Re: Use-after-free issue in postgres_fdw

From: Chao Li <li(dot)evan(dot)chao(at)gmail(dot)com>
To: Etsuro Fujita <etsuro(dot)fujita(at)gmail(dot)com>
Cc: PostgreSQL Hackers <pgsql-hackers(at)lists(dot)postgresql(dot)org>, Michael Paquier <michael(at)paquier(dot)xyz>
Subject: Re: Use-after-free issue in postgres_fdw
Date: 2026-03-20 08:27:21
Message-ID: A6EA4C4C-37ED-42F2-9FF5-01E815D8083F@gmail.com
Views: Whole Thread | Raw Message | Download mbox | Resend email
Thread:
Lists: pgsql-hackers

> On Mar 19, 2026, at 22:56, Etsuro Fujita <etsuro(dot)fujita(at)gmail(dot)com> wrote:
>
> Hi,
>
> I got an offline report from my colleague Zhibai Song that
> close_cursor() is called for a freed PGconn, leading to a server
> crash.

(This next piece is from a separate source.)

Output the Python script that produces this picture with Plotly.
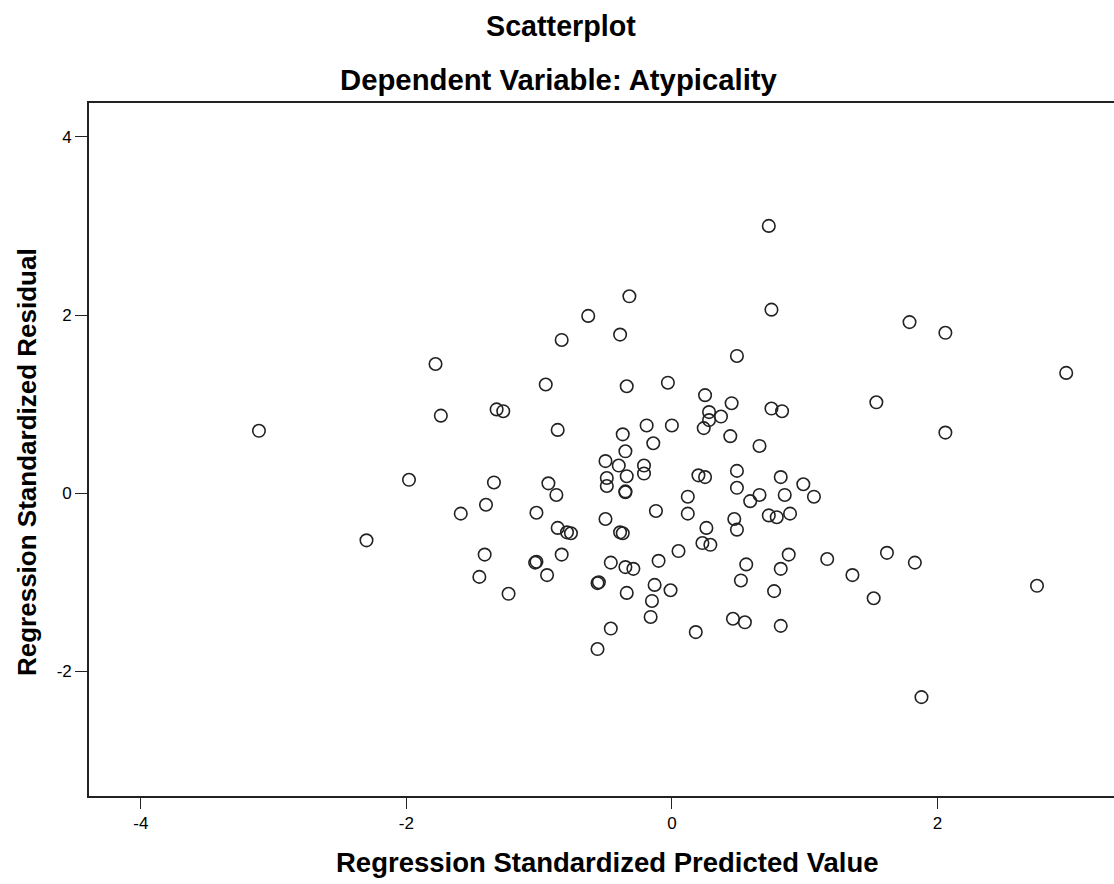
import plotly.graph_objects as go

# Regression standardized predicted values (x) and residuals (y)
pred = [
    -3.11, -2.30, -1.98, -1.78, -1.74, -1.59, -1.40, -1.34, -1.41, -1.45,
    -1.32, -1.27, -1.23, -1.02, -1.03, -1.02, -0.95, -0.93, -0.94, -0.87,
    -0.86, -0.86, -0.83, -0.83, -0.79, -0.76, -0.63, -0.56, -0.55, -0.56,
    -0.50, -0.49, -0.49, -0.50, -0.46, -0.46, -0.39, -0.40, -0.39, -0.37,
    -0.37, -0.35, -0.35, -0.35, -0.34, -0.32, -0.34, -0.35, -0.29, -0.34,
    -0.21, -0.21, -0.19, -0.14, -0.13, -0.15, -0.16, -0.12, -0.10, -0.03,
    -0.01, 0.00, 0.05, 0.12, 0.12, 0.18, 0.20, 0.25, 0.25, 0.24,
    0.28, 0.28, 0.26, 0.23, 0.29, 0.37, 0.45, 0.44, 0.47, 0.49,
    0.49, 0.49, 0.49, 0.46, 0.52, 0.55, 0.56, 0.59, 0.66, 0.66,
    0.73, 0.75, 0.75, 0.73, 0.79, 0.77, 0.82, 0.83, 0.82, 0.82,
    0.85, 0.89, 0.88, 0.99, 1.07, 1.17, 1.36, 1.52, 1.54, 1.62,
    1.79, 1.83, 1.88, 2.06, 2.06, 2.75, 2.97,
]
resid = [
    0.70, -0.53, 0.15, 1.45, 0.87, -0.23, -0.13, 0.12, -0.69, -0.94,
    0.94, 0.92, -1.13, -0.22, -0.78, -0.77, 1.22, 0.11, -0.92, -0.02,
    0.71, -0.39, 1.72, -0.69, -0.44, -0.45, 1.99, -1.01, -1.00, -1.75,
    0.36, 0.17, 0.08, -0.29, -0.78, -1.52, 1.78, 0.31, -0.44, -0.45,
    0.66, 0.47, 0.02, 0.01, 1.20, 2.21, 0.19, -0.83, -0.85, -1.12,
    0.31, 0.22, 0.76, 0.56, -1.03, -1.21, -1.39, -0.20, -0.76, 1.24,
    -1.09, 0.76, -0.65, -0.04, -0.23, -1.56, 0.20, 0.18, 1.10, 0.73,
    0.82, 0.91, -0.39, -0.56, -0.58, 0.86, 1.01, 0.64, -0.29, -0.41,
    1.54, 0.25, 0.06, -1.41, -0.98, -1.45, -0.80, -0.09, 0.53, -0.02,
    3.00, 2.06, 0.95, -0.25, -0.27, -1.10, 0.18, 0.92, -0.85, -1.49,
    -0.02, -0.23, -0.69, 0.10, -0.04, -0.74, -0.92, -1.18, 1.02, -0.67,
    1.92, -0.78, -2.29, 1.80, 0.68, -1.04, 1.35,
]

x_ticks = [-4, -2, 0, 2]
y_ticks = [-2, 0, 2, 4]

title_text = "Scatterplot"
subtitle_text = "Dependent Variable: Atypicality"
x_title = "Regression Standardized Predicted Value"
y_title = "Regression Standardized Residual"

FONT = "Liberation Sans, Arial, sans-serif"

fig = go.Figure()
fig.add_trace(go.Scatter(
    x=pred, y=resid, mode="markers",
    marker=dict(symbol="circle-open", size=12.5, color="#222222",
                line=dict(width=1.6, color="#222222")),
    hoverinfo="x+y", showlegend=False,
))

fig.update_layout(
    width=1114, height=884,
    margin=dict(l=89, r=0, t=103, b=88),
    paper_bgcolor="white", plot_bgcolor="white",
    font=dict(family=FONT, color="black"),
    xaxis=dict(
        range=[-4.39, 3.33], tickvals=x_ticks, ticktext=[str(v) for v in x_ticks],
        showgrid=False, zeroline=False, showline=True, linecolor="#222222",
        linewidth=1.6, mirror=True, ticks="outside", ticklen=11, tickwidth=1.3,
        tickcolor="#222222", tickfont=dict(size=17, family=FONT, color="black"),
    ),
    yaxis=dict(
        range=[-3.40, 4.38], tickvals=y_ticks, ticktext=[str(v) for v in y_ticks],
        showgrid=False, zeroline=False, showline=True, linecolor="#222222",
        linewidth=1.6, ticks="outside", ticklen=12, tickwidth=1.3,
        tickcolor="#222222", tickfont=dict(size=17, family=FONT, color="black"),
    ),
    annotations=[
        dict(text="<b>%s</b>" % title_text, x=561, y=884 - 26, xref="paper", yref="paper",
             showarrow=False, font=dict(size=28.7, family=FONT, color="black")),
        dict(text="<b>%s</b>" % subtitle_text, x=559, y=884 - 79, xref="paper", yref="paper",
             showarrow=False, font=dict(size=29.3, family=FONT, color="black")),
        dict(text="<b>%s</b>" % x_title, x=607, y=884 - 862, xref="paper", yref="paper",
             showarrow=False, font=dict(size=27.5, family=FONT, color="black")),
        dict(text="<b>%s</b>" % y_title, x=27, y=884 - 462, xref="paper", yref="paper",
             showarrow=False, textangle=-90, font=dict(size=26, family=FONT, color="black")),
    ],
)

# convert pixel-based annotation positions into paper coordinates
pw, ph = 1114 - 89 - 0, 884 - 103 - 88
for a in fig.layout.annotations:
    a.x = (a.x - 89) / pw
    a.y = (a.y - 88) / ph
    a.xanchor = "center"
    a.yanchor = "middle"

fig.write_html("out.html",
               config={"displayModeBar": False},
               post_script="document.body.style.margin='0';document.body.style.padding='0';")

Here is a reproducer (the original reproducer he provided is a
> bit complex, so I simplified it):
>
> create server loopback
> foreign data wrapper postgres_fdw
> options (dbname 'postgres');
> create user mapping for current_user server loopback;
> create table t1 (id int, data text);
> create foreign table ft1 (id int, data text)
> server loopback options (table_name 't1');
> insert into ft1 values (1, 'foo');
> start transaction;
> -- This caches the remote connection's PGconn in PgFdwScanState
> declare c1 cursor for select * from ft1;
> fetch c1;
> id | data
> ----+------
> 1 | foo
> (1 row)
>
> savepoint s1;
> select * from ft1;
> id | data
> ----+------
> 1 | foo
> (1 row)
>
> select pid from pg_stat_activity
> where datname = 'postgres'
> and application_name = 'postgres_fdw';
> pid
> -------
> 91853
> (1 row)
>
> -- This terminates the remote session
> select pg_terminate_backend(91853);
> pg_terminate_backend
> ----------------------
> t
> (1 row)
>
> -- This leaves the remote connection's changing_xact_state as true
> rollback to s1;
> savepoint s1;
> -- This calls pgfdw_reject_incomplete_xact_state_change(), freeing
> -- the remote connection's PGconn as changing_xact_state is true
> select * from ft1;
> ERROR: connection to server "loopback" was lost
> rollback to s1;
> -- This calls close_cursor() on the PGconn cached in PgFdwScanState,
> -- which was freed above, leading to a server crash
> close c1;
>
> I think the root cause is that it is too early to free the PGconn in
> pgfdw_reject_incomplete_xact_state_change() even if the connection is
> in a state where we cannot use it any further; I think we should delay
> that until abort cleanup (ie, pgfdw_xact_callback()). Attached is a
> patch for that.
>
> Best regards,
> Etsuro Fujita
> <fix-connection-handling-in-postgres-fdw.patch>

Hi Etsuro-san,

I can reproduce the server crash following your procedure, and I traced the problem.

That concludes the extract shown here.